UK 45/2017, Abschluss Reformationsjubiläum (Seite 2: Interview mit Traugott Jähnichen: „Wie geht es jetzt weiter?“)
Kurz nach dem formalen Schluss des großen Reformationsjubiläums häufen sich zum Beispiel professorale Stimmen im Sinne des „Wie nun weiter?“. Besonders fruchtbar erscheint mir die Position von Herrn Professor Jähnichen; sein Vorschlag: „sich weiter an dem Reformator reiben, Entdeckungen machen, sich mit ihm auseinandersetzen.
Ich denke da vor allem an die sich wesentlich aus der Rechtfertigungstheologie Luthers ergebende Begrifflichkeit, gebündelt in der sogenannten Begriffsquadriga: sola gratia (allein (Gottes) Gnade; solus Christus/allein Jesus Christus; sola fide/allein im Glauben; sola scriptura/allein die (Heilige) Schrift. Herrscht wirklich Klarheit über
l die jeweilige Wendung:
l über deren Verhältnis untereinander und deshalb ihre Abfolge;
l über deren Auswirkungen auf die theologische Entwicklung;
l über deren „Potenziale“ (Jähnichen) für die Weiterentwicklung?

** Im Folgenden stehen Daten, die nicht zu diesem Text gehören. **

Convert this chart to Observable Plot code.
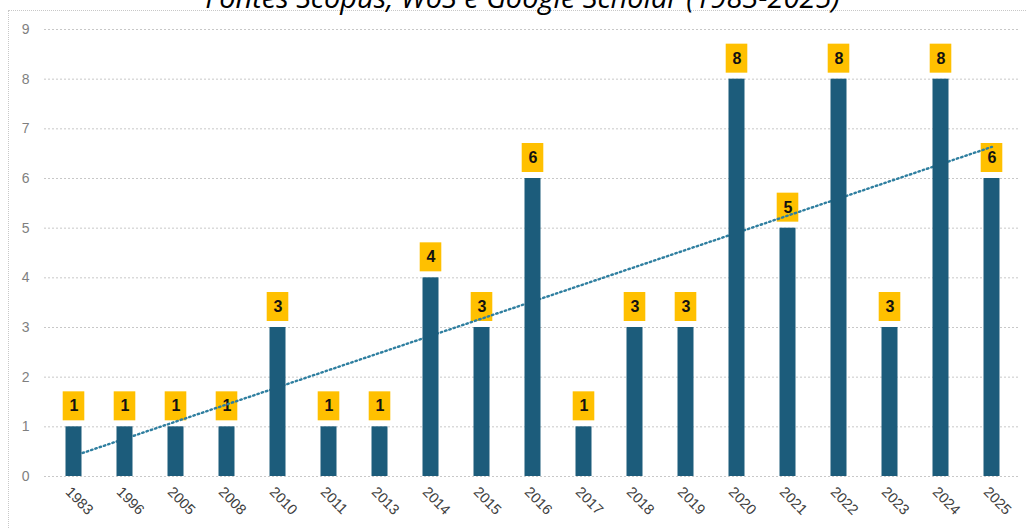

Greift man Letzteres (die Weiterentwicklung) einmal heraus, so stellen sich (zum Teil wiederholt) unter anderem folgende Fragen:
l Verständnis von „gratia“: wirklich nur „Gnade“ im Sinne von Rechtfertigung des Sünders?
l Verbleib des Heiligen Geistes: Kommt er in jener Quadriga nicht viel zu kurz? Immerhin gibt es im Neuen Testament rund 180 Stellen, die sich mit „Geist“ (pneuma), davon rund 60, die sich mit „Heiligem Geist“ (pneuma hagion) befassen.
l Wie steht es um das Miteinander von „solus Christus“ und Jesus? War dieser Jesus nicht der Impulsgeber für den Glauben an Christus als den „Gesalbten Gottes“?
l Vollendet sich Glaube nicht erst im Tun, bedarf es wirklich keiner Vorleistungen zur Heilserlangung?
l Lässt Schrift als alleiniger Verkündigungsmaßstab bestimmte Positionen außer Betracht, zum Beispiel die folgende: „So ist auch der Glaube, wenn er nicht Werke hat, tot in sich selber.“ (Jakobus 2,17)
Wahrhaft: Nicht nur „ecclesia“, auch „theologia semper reformanda“.